GIVEN DATA

######

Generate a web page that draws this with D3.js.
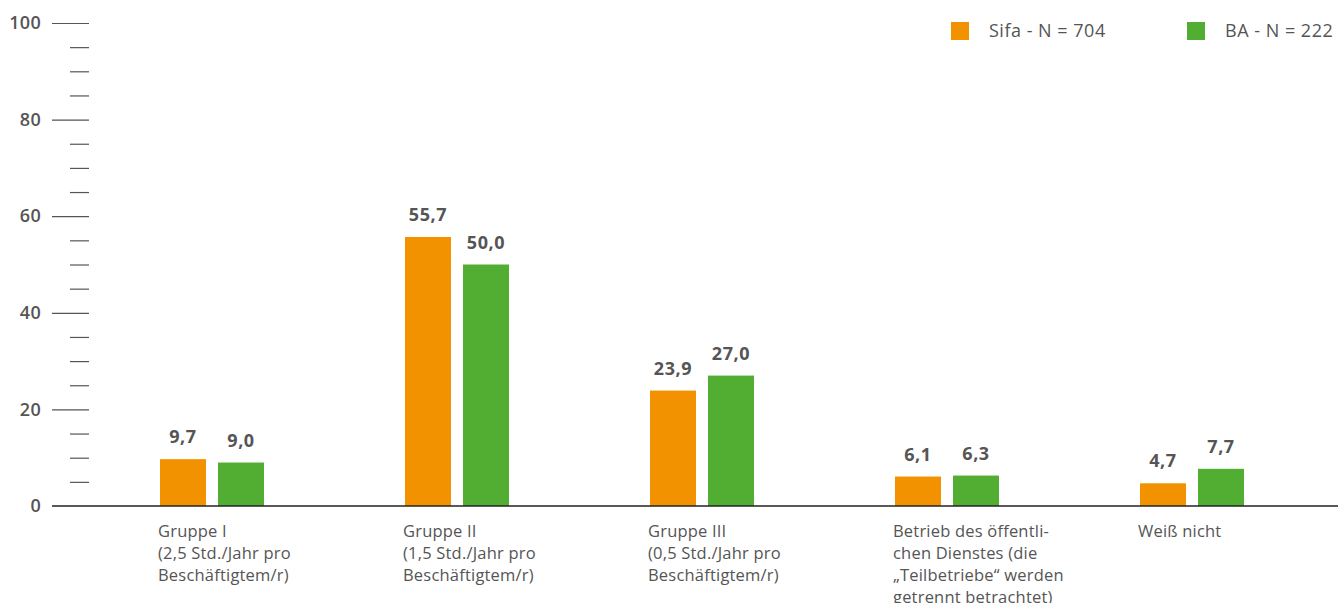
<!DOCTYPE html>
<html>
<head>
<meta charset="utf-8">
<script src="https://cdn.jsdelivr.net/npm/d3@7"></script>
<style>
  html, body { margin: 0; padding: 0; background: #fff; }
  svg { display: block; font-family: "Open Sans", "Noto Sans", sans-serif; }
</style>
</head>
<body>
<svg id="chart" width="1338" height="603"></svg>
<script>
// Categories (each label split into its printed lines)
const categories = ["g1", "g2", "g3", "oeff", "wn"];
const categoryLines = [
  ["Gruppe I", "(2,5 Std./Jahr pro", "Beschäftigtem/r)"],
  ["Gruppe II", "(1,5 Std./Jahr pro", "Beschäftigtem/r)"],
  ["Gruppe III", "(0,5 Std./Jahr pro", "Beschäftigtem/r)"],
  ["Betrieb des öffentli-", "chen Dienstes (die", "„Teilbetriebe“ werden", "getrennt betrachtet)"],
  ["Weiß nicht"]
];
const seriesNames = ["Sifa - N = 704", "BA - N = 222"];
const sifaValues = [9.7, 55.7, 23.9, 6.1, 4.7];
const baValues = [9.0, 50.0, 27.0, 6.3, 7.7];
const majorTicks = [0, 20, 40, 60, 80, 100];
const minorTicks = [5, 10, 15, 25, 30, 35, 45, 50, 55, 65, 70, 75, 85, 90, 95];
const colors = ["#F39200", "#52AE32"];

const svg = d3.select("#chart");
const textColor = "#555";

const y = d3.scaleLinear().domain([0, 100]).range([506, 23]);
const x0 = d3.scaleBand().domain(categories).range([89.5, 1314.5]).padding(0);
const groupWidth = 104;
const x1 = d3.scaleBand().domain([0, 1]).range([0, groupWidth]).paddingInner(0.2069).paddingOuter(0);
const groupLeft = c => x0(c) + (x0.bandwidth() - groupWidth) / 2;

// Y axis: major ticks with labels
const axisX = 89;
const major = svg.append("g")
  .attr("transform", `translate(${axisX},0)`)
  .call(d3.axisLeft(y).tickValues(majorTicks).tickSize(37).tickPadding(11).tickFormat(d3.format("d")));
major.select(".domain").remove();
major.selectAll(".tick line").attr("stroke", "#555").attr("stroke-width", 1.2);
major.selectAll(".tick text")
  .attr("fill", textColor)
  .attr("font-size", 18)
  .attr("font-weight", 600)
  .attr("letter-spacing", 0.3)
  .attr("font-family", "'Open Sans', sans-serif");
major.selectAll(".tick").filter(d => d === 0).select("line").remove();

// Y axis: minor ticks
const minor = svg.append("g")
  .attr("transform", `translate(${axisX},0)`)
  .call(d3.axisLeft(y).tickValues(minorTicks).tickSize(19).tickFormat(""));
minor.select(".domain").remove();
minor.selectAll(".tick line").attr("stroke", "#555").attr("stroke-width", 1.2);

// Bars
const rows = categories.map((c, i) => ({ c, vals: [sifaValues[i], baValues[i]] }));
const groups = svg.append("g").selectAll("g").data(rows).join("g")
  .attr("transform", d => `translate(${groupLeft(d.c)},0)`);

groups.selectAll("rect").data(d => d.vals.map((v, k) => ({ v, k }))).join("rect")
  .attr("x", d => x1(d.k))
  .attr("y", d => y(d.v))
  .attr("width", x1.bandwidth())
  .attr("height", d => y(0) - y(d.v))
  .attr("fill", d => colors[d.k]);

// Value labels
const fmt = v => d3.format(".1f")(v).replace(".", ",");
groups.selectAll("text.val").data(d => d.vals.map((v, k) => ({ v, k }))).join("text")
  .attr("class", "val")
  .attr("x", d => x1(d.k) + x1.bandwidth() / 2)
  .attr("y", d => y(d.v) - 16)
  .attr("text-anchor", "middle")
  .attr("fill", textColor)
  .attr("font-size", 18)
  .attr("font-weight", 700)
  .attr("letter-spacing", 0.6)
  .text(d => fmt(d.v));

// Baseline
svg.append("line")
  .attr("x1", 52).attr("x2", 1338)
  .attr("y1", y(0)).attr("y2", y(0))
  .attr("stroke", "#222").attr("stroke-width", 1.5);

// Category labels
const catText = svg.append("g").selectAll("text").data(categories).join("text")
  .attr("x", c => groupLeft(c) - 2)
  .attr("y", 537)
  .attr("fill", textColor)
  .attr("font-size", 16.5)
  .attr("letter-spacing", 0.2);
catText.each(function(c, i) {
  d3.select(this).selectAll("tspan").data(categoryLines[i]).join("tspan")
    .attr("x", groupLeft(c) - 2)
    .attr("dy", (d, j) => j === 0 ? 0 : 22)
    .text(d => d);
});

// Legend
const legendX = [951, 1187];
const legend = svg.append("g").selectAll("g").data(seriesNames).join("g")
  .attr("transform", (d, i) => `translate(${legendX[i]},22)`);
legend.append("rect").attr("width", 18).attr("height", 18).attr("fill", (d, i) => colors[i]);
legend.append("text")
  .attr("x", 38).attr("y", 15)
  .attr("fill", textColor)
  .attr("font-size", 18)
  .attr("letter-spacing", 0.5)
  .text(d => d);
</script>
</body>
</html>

######

Repeat the material verbatim. Do not carry over any picture.

Generate a web page that draws this with D3.js.
<!DOCTYPE html>
<html>
<head>
<meta charset="utf-8">
<script src="https://cdn.jsdelivr.net/npm/d3@7"></script>
<style>
  html, body { margin: 0; padding: 0; background: #fff; }
  svg { display: block; font-family: "Open Sans", "Noto Sans", sans-serif; }
</style>
</head>
<body>
<svg id="chart" width="1338" height="603"></svg>
<script>
// Categories (each label split into its printed lines)
const categories = ["g1", "g2", "g3", "oeff", "wn"];
const categoryLines = [
  ["Gruppe I", "(2,5 Std./Jahr pro", "Beschäftigtem/r)"],
  ["Gruppe II", "(1,5 Std./Jahr pro", "Beschäftigtem/r)"],
  ["Gruppe III", "(0,5 Std./Jahr pro", "Beschäftigtem/r)"],
  ["Betrieb des öffentli-", "chen Dienstes (die", "„Teilbetriebe“ werden", "getrennt betrachtet)"],
  ["Weiß nicht"]
];
const seriesNames = ["Sifa - N = 704", "BA - N = 222"];
const sifaValues = [9.7, 55.7, 23.9, 6.1, 4.7];
const baValues = [9.0, 50.0, 27.0, 6.3, 7.7];
const majorTicks = [0, 20, 40, 60, 80, 100];
const minorTicks = [5, 10, 15, 25, 30, 35, 45, 50, 55, 65, 70, 75, 85, 90, 95];
const colors = ["#F39200", "#52AE32"];

const svg = d3.select("#chart");
const textColor = "#555";

const y = d3.scaleLinear().domain([0, 100]).range([506, 23]);
const x0 = d3.scaleBand().domain(categories).range([89.5, 1314.5]).padding(0);
const groupWidth = 104;
const x1 = d3.scaleBand().domain([0, 1]).range([0, groupWidth]).paddingInner(0.2069).paddingOuter(0);
const groupLeft = c => x0(c) + (x0.bandwidth() - groupWidth) / 2;

// Y axis: major ticks with labels
const axisX = 89;
const major = svg.append("g")
  .attr("transform", `translate(${axisX},0)`)
  .call(d3.axisLeft(y).tickValues(majorTicks).tickSize(37).tickPadding(11).tickFormat(d3.format("d")));
major.select(".domain").remove();
major.selectAll(".tick line").attr("stroke", "#555").attr("stroke-width", 1.2);
major.selectAll(".tick text")
  .attr("fill", textColor)
  .attr("font-size", 18)
  .attr("font-weight", 600)
  .attr("letter-spacing", 0.3)
  .attr("font-family", "'Open Sans', sans-serif");
major.selectAll(".tick").filter(d => d === 0).select("line").remove();

// Y axis: minor ticks
const minor = svg.append("g")
  .attr("transform", `translate(${axisX},0)`)
  .call(d3.axisLeft(y).tickValues(minorTicks).tickSize(19).tickFormat(""));
minor.select(".domain").remove();
minor.selectAll(".tick line").attr("stroke", "#555").attr("stroke-width", 1.2);

// Bars
const rows = categories.map((c, i) => ({ c, vals: [sifaValues[i], baValues[i]] }));
const groups = svg.append("g").selectAll("g").data(rows).join("g")
  .attr("transform", d => `translate(${groupLeft(d.c)},0)`);

groups.selectAll("rect").data(d => d.vals.map((v, k) => ({ v, k }))).join("rect")
  .attr("x", d => x1(d.k))
  .attr("y", d => y(d.v))
  .attr("width", x1.bandwidth())
  .attr("height", d => y(0) - y(d.v))
  .attr("fill", d => colors[d.k]);

// Value labels
const fmt = v => d3.format(".1f")(v).replace(".", ",");
groups.selectAll("text.val").data(d => d.vals.map((v, k) => ({ v, k }))).join("text")
  .attr("class", "val")
  .attr("x", d => x1(d.k) + x1.bandwidth() / 2)
  .attr("y", d => y(d.v) - 16)
  .attr("text-anchor", "middle")
  .attr("fill", textColor)
  .attr("font-size", 18)
  .attr("font-weight", 700)
  .attr("letter-spacing", 0.6)
  .text(d => fmt(d.v));

// Baseline
svg.append("line")
  .attr("x1", 52).attr("x2", 1338)
  .attr("y1", y(0)).attr("y2", y(0))
  .attr("stroke", "#222").attr("stroke-width", 1.5);

// Category labels
const catText = svg.append("g").selectAll("text").data(categories).join("text")
  .attr("x", c => groupLeft(c) - 2)
  .attr("y", 537)
  .attr("fill", textColor)
  .attr("font-size", 16.5)
  .attr("letter-spacing", 0.2);
catText.each(function(c, i) {
  d3.select(this).selectAll("tspan").data(categoryLines[i]).join("tspan")
    .attr("x", groupLeft(c) - 2)
    .attr("dy", (d, j) => j === 0 ? 0 : 22)
    .text(d => d);
});

// Legend
const legendX = [951, 1187];
const legend = svg.append("g").selectAll("g").data(seriesNames).join("g")
  .attr("transform", (d, i) => `translate(${legendX[i]},22)`);
legend.append("rect").attr("width", 18).attr("height", 18).attr("fill", (d, i) => colors[i]);
legend.append("text")
  .attr("x", 38).attr("y", 15)
  .attr("fill", textColor)
  .attr("font-size", 18)
  .attr("letter-spacing", 0.5)
  .text(d => d);
</script>
</body>
</html>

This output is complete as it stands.